BEGIN
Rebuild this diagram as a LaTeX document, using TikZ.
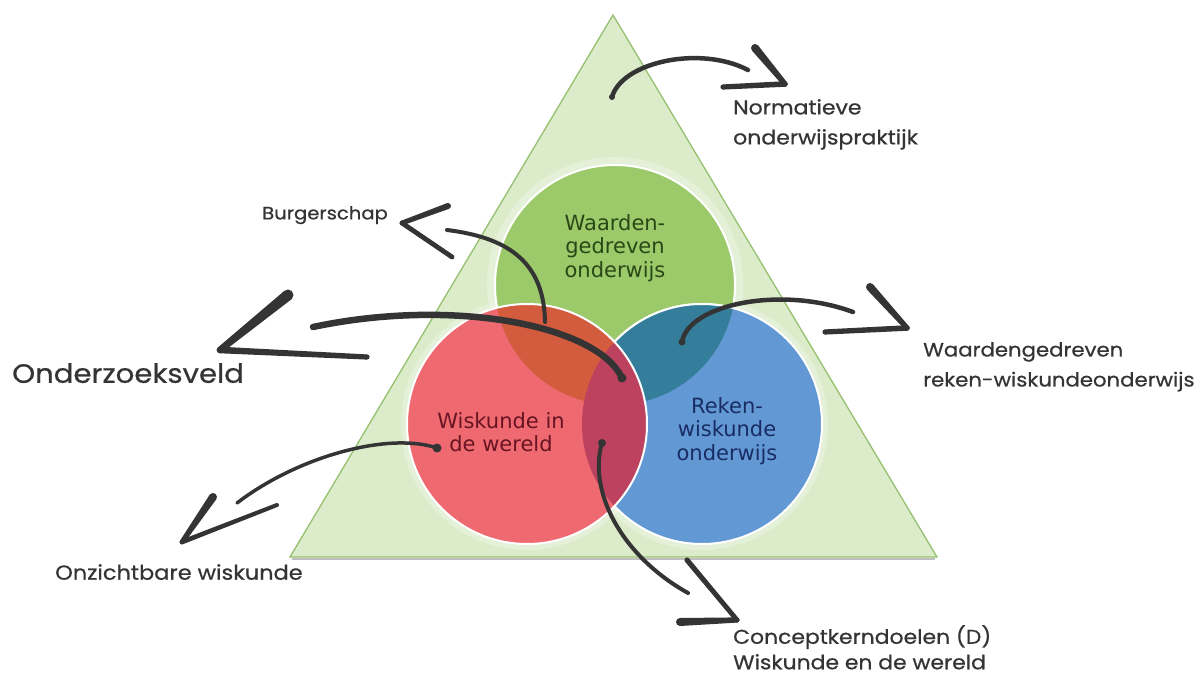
\documentclass[tikz,border=0pt]{standalone}
\usepackage{fontspec}
\setmainfont{DejaVu Sans}
\newfontfamily\handfont[FakeStretch=1.1, FakeBold=0.6]{Poppins}
\usetikzlibrary{calc}

\definecolor{trifill}{RGB}{220,236,202}
\definecolor{tristroke}{RGB}{150,192,112}
\definecolor{cgreen}{RGB}{156,201,106}
\definecolor{cred}{RGB}{238,106,112}
\definecolor{cblue}{RGB}{98,152,212}
\definecolor{lensRG}{RGB}{212,92,62}
\definecolor{lensGB}{RGB}{52,126,156}
\definecolor{lensRB}{RGB}{188,66,96}
\definecolor{tgreen}{RGB}{42,72,22}
\definecolor{tred}{RGB}{105,20,35}
\definecolor{tblue}{RGB}{25,45,100}
\definecolor{ink}{RGB}{52,52,52}

% tapered straight stroke: from #1 (half width #3) to #2 (half width #4)
\newcommand\taperline[4]{%
  \fill[ink] ($(#1)!#3!90:(#2)$) -- ($(#2)!#4!-90:(#1)$) -- ($(#2)!#4!90:(#1)$) -- ($(#1)!#3!-90:(#2)$) -- cycle;
  \fill[ink] (#1) circle[radius=#3];
  \fill[ink] (#2) circle[radius=#4];
}

\begin{document}
\begin{tikzpicture}[x=1pt,y=-1pt,
  ring/.style={draw=white, line width=2pt},
  glow/.style={fill=white, opacity=0.25},
  curve/.style={draw=ink, line width=4.5pt, line cap=round},
  hand/.style={font=\handfont\fontsize{20}{30}\selectfont, text=ink, inner sep=0pt, align=left, anchor=north west},
  circtext/.style={font=\fontsize{21}{23.5}\selectfont, align=center, inner sep=0pt}]

\useasboundingbox (0,0) rectangle (1195,676);
\fill[white] (0,0) rectangle (1195,676);

% triangle with a faint shadow under the base
\draw[black, opacity=0.25, line width=2pt] (292,559) -- (935,559);
\filldraw[fill=trifill, draw=tristroke, line width=1.3pt] (613,15) -- (937,557) -- (290,557) -- cycle;

% circles
\def\circG{(615,285) circle[radius=120pt]}
\def\circR{(527,424) circle[radius=120pt]}
\def\circB{(702,424) circle[radius=120pt]}

\fill[glow] (615,285) circle[radius=128pt];
\fill[glow] (527,424) circle[radius=126pt];
\fill[glow] (702,424) circle[radius=126pt];

\fill[cgreen] \circG; \draw[ring] \circG;
\fill[cblue] \circB; \draw[ring] \circB;
\begin{scope}
  \clip \circG;
  \fill[lensGB] \circB;
  \draw[ring] \circB;
\end{scope}
\fill[cred] \circR;
\begin{scope}
  \clip \circR;
  \fill[lensRG] \circG;
  \fill[lensRB] \circB;
\end{scope}
\draw[ring] \circR;

% circle texts
\node[circtext, text=tgreen] (tG) at (615,248) {Waarden-\\gedreven\\onderwijs};
\node[circtext, text=tred] (tR) at (501,432) {Wiskunde in\\de wereld};
\node[circtext, text=tblue] (tB) at (727,431) {Reken-\\wiskunde\\onderwijs};

% labels
\node[hand] (lblN) at (733,99) {Normatieve\\onderwijspraktijk};
\node[hand, font=\handfont\fontsize{19.3}{30}\selectfont] (lblW) at (923,342) {Waardengedreven\\reken-wiskundeonderwijs};
\node[hand, font=\handfont\fontsize{17.8}{30}\selectfont] (lblB) at (262,206) {Burgerschap};
\node[hand, font=\handfont\fontsize{26.5}{30}\selectfont] (lblO) at (12,363) {Onderzoeksveld};
\node[hand, font=\handfont\fontsize{20.4}{30}\selectfont] (lblZ) at (55,564) {Onzichtbare wiskunde};
\node[hand, font=\handfont\fontsize{19.9}{25.5}\selectfont] (lblC) at (733,625) {Conceptkerndoelen (D)\\Wiskunde en de wereld};

% arrow: Normatieve onderwijspraktijk
\coordinate (nS) at (612,97);
\coordinate (nE) at (748,70);
\coordinate (nT) at (785,84);
\coordinate (nU) at (755,48);
\coordinate (nL) at (723,87);
\draw[curve] (nS) .. controls (622,62) and (700,45) .. (nE);
\fill[ink] (nS) circle[radius=3pt];
\taperline{nU}{nT}{4pt}{2.6pt}
\taperline{nT}{nL}{2.8pt}{2.6pt}

% arrow: Waardengedreven reken-wiskundeonderwijs
\coordinate (wS) at (682,342);
\coordinate (wE) at (853,312);
\coordinate (wT) at (907,328);
\coordinate (wU) at (870,287);
\coordinate (wL) at (825,332);
\draw[curve] (wS) .. controls (688,305) and (780,285) .. (wE);
\fill[ink] (wS) circle[radius=3.5pt];
\taperline{wU}{wT}{4pt}{2.6pt}
\taperline{wT}{wL}{2.8pt}{2.6pt}

% arrow: Onderzoeksveld
\coordinate (oS) at (622,378);
\coordinate (oE) at (313,327);
\coordinate (oT) at (220,350);
\coordinate (oU) at (288,295);
\coordinate (oL) at (367,357);
\draw[curve, line width=6.5pt] (oS) .. controls (598,326) and (455,297) .. (oE);
\fill[ink] (oS) circle[radius=4.5pt];
\taperline{oU}{oT}{5.5pt}{3.3pt}
\taperline{oT}{oL}{3.3pt}{2.6pt}

% arrow: Burgerschap
\coordinate (bS) at (545,322);
\coordinate (bE) at (447,230);
\coordinate (bT) at (402,223);
\coordinate (bU) at (448,206);
\coordinate (bL) at (452,257);
\draw[curve, line width=4pt] (bS) .. controls (544,265) and (512,238) .. (bE);
\taperline{bU}{bT}{3pt}{2.4pt}
\taperline{bT}{bL}{2.4pt}{2.4pt}

% arrow: Onzichtbare wiskunde
\coordinate (zS) at (437,448);
\coordinate (zE) at (237,503);
\coordinate (zT) at (182,542);
\coordinate (zU) at (213,497);
\coordinate (zL) at (277,505);
\draw[curve, line width=3.5pt] (zS) .. controls (390,432) and (300,455) .. (zE);
\fill[ink] (zS) circle[radius=4.5pt];
\taperline{zU}{zT}{4pt}{2.4pt}
\taperline{zT}{zL}{2.4pt}{2pt}

% arrow: Conceptkerndoelen
\coordinate (cS) at (602,443);
\coordinate (cE) at (688,593);
\coordinate (cT) at (737,620);
\coordinate (cU) at (687,560);
\coordinate (cL) at (680,622);
\draw[curve, line width=4pt] (cS) .. controls (588,490) and (620,555) .. (cE);
\fill[ink] (cS) circle[radius=4pt];
\taperline{cU}{cT}{2.6pt}{2.4pt}
\taperline{cT}{cL}{2.6pt}{4pt}

\end{tikzpicture}
\end{document}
END
EXERCISE REQUIREMENTS:
Return the full material word for word. Do not include the pictures.

RESPONSE:
Rebuild this diagram as a LaTeX document, using TikZ.
\documentclass[tikz,border=0pt]{standalone}
\usepackage{fontspec}
\setmainfont{DejaVu Sans}
\newfontfamily\handfont[FakeStretch=1.1, FakeBold=0.6]{Poppins}
\usetikzlibrary{calc}

\definecolor{trifill}{RGB}{220,236,202}
\definecolor{tristroke}{RGB}{150,192,112}
\definecolor{cgreen}{RGB}{156,201,106}
\definecolor{cred}{RGB}{238,106,112}
\definecolor{cblue}{RGB}{98,152,212}
\definecolor{lensRG}{RGB}{212,92,62}
\definecolor{lensGB}{RGB}{52,126,156}
\definecolor{lensRB}{RGB}{188,66,96}
\definecolor{tgreen}{RGB}{42,72,22}
\definecolor{tred}{RGB}{105,20,35}
\definecolor{tblue}{RGB}{25,45,100}
\definecolor{ink}{RGB}{52,52,52}

% tapered straight stroke: from #1 (half width #3) to #2 (half width #4)
\newcommand\taperline[4]{%
  \fill[ink] ($(#1)!#3!90:(#2)$) -- ($(#2)!#4!-90:(#1)$) -- ($(#2)!#4!90:(#1)$) -- ($(#1)!#3!-90:(#2)$) -- cycle;
  \fill[ink] (#1) circle[radius=#3];
  \fill[ink] (#2) circle[radius=#4];
}

\begin{document}
\begin{tikzpicture}[x=1pt,y=-1pt,
  ring/.style={draw=white, line width=2pt},
  glow/.style={fill=white, opacity=0.25},
  curve/.style={draw=ink, line width=4.5pt, line cap=round},
  hand/.style={font=\handfont\fontsize{20}{30}\selectfont, text=ink, inner sep=0pt, align=left, anchor=north west},
  circtext/.style={font=\fontsize{21}{23.5}\selectfont, align=center, inner sep=0pt}]

\useasboundingbox (0,0) rectangle (1195,676);
\fill[white] (0,0) rectangle (1195,676);

% triangle with a faint shadow under the base
\draw[black, opacity=0.25, line width=2pt] (292,559) -- (935,559);
\filldraw[fill=trifill, draw=tristroke, line width=1.3pt] (613,15) -- (937,557) -- (290,557) -- cycle;

% circles
\def\circG{(615,285) circle[radius=120pt]}
\def\circR{(527,424) circle[radius=120pt]}
\def\circB{(702,424) circle[radius=120pt]}

\fill[glow] (615,285) circle[radius=128pt];
\fill[glow] (527,424) circle[radius=126pt];
\fill[glow] (702,424) circle[radius=126pt];

\fill[cgreen] \circG; \draw[ring] \circG;
\fill[cblue] \circB; \draw[ring] \circB;
\begin{scope}
  \clip \circG;
  \fill[lensGB] \circB;
  \draw[ring] \circB;
\end{scope}
\fill[cred] \circR;
\begin{scope}
  \clip \circR;
  \fill[lensRG] \circG;
  \fill[lensRB] \circB;
\end{scope}
\draw[ring] \circR;

% circle texts
\node[circtext, text=tgreen] (tG) at (615,248) {Waarden-\\gedreven\\onderwijs};
\node[circtext, text=tred] (tR) at (501,432) {Wiskunde in\\de wereld};
\node[circtext, text=tblue] (tB) at (727,431) {Reken-\\wiskunde\\onderwijs};

% labels
\node[hand] (lblN) at (733,99) {Normatieve\\onderwijspraktijk};
\node[hand, font=\handfont\fontsize{19.3}{30}\selectfont] (lblW) at (923,342) {Waardengedreven\\reken-wiskundeonderwijs};
\node[hand, font=\handfont\fontsize{17.8}{30}\selectfont] (lblB) at (262,206) {Burgerschap};
\node[hand, font=\handfont\fontsize{26.5}{30}\selectfont] (lblO) at (12,363) {Onderzoeksveld};
\node[hand, font=\handfont\fontsize{20.4}{30}\selectfont] (lblZ) at (55,564) {Onzichtbare wiskunde};
\node[hand, font=\handfont\fontsize{19.9}{25.5}\selectfont] (lblC) at (733,625) {Conceptkerndoelen (D)\\Wiskunde en de wereld};

% arrow: Normatieve onderwijspraktijk
\coordinate (nS) at (612,97);
\coordinate (nE) at (748,70);
\coordinate (nT) at (785,84);
\coordinate (nU) at (755,48);
\coordinate (nL) at (723,87);
\draw[curve] (nS) .. controls (622,62) and (700,45) .. (nE);
\fill[ink] (nS) circle[radius=3pt];
\taperline{nU}{nT}{4pt}{2.6pt}
\taperline{nT}{nL}{2.8pt}{2.6pt}

% arrow: Waardengedreven reken-wiskundeonderwijs
\coordinate (wS) at (682,342);
\coordinate (wE) at (853,312);
\coordinate (wT) at (907,328);
\coordinate (wU) at (870,287);
\coordinate (wL) at (825,332);
\draw[curve] (wS) .. controls (688,305) and (780,285) .. (wE);
\fill[ink] (wS) circle[radius=3.5pt];
\taperline{wU}{wT}{4pt}{2.6pt}
\taperline{wT}{wL}{2.8pt}{2.6pt}

% arrow: Onderzoeksveld
\coordinate (oS) at (622,378);
\coordinate (oE) at (313,327);
\coordinate (oT) at (220,350);
\coordinate (oU) at (288,295);
\coordinate (oL) at (367,357);
\draw[curve, line width=6.5pt] (oS) .. controls (598,326) and (455,297) .. (oE);
\fill[ink] (oS) circle[radius=4.5pt];
\taperline{oU}{oT}{5.5pt}{3.3pt}
\taperline{oT}{oL}{3.3pt}{2.6pt}

% arrow: Burgerschap
\coordinate (bS) at (545,322);
\coordinate (bE) at (447,230);
\coordinate (bT) at (402,223);
\coordinate (bU) at (448,206);
\coordinate (bL) at (452,257);
\draw[curve, line width=4pt] (bS) .. controls (544,265) and (512,238) .. (bE);
\taperline{bU}{bT}{3pt}{2.4pt}
\taperline{bT}{bL}{2.4pt}{2.4pt}

% arrow: Onzichtbare wiskunde
\coordinate (zS) at (437,448);
\coordinate (zE) at (237,503);
\coordinate (zT) at (182,542);
\coordinate (zU) at (213,497);
\coordinate (zL) at (277,505);
\draw[curve, line width=3.5pt] (zS) .. controls (390,432) and (300,455) .. (zE);
\fill[ink] (zS) circle[radius=4.5pt];
\taperline{zU}{zT}{4pt}{2.4pt}
\taperline{zT}{zL}{2.4pt}{2pt}

% arrow: Conceptkerndoelen
\coordinate (cS) at (602,443);
\coordinate (cE) at (688,593);
\coordinate (cT) at (737,620);
\coordinate (cU) at (687,560);
\coordinate (cL) at (680,622);
\draw[curve, line width=4pt] (cS) .. controls (588,490) and (620,555) .. (cE);
\fill[ink] (cS) circle[radius=4pt];
\taperline{cU}{cT}{2.6pt}{2.4pt}
\taperline{cT}{cL}{2.6pt}{4pt}

\end{tikzpicture}
\end{document}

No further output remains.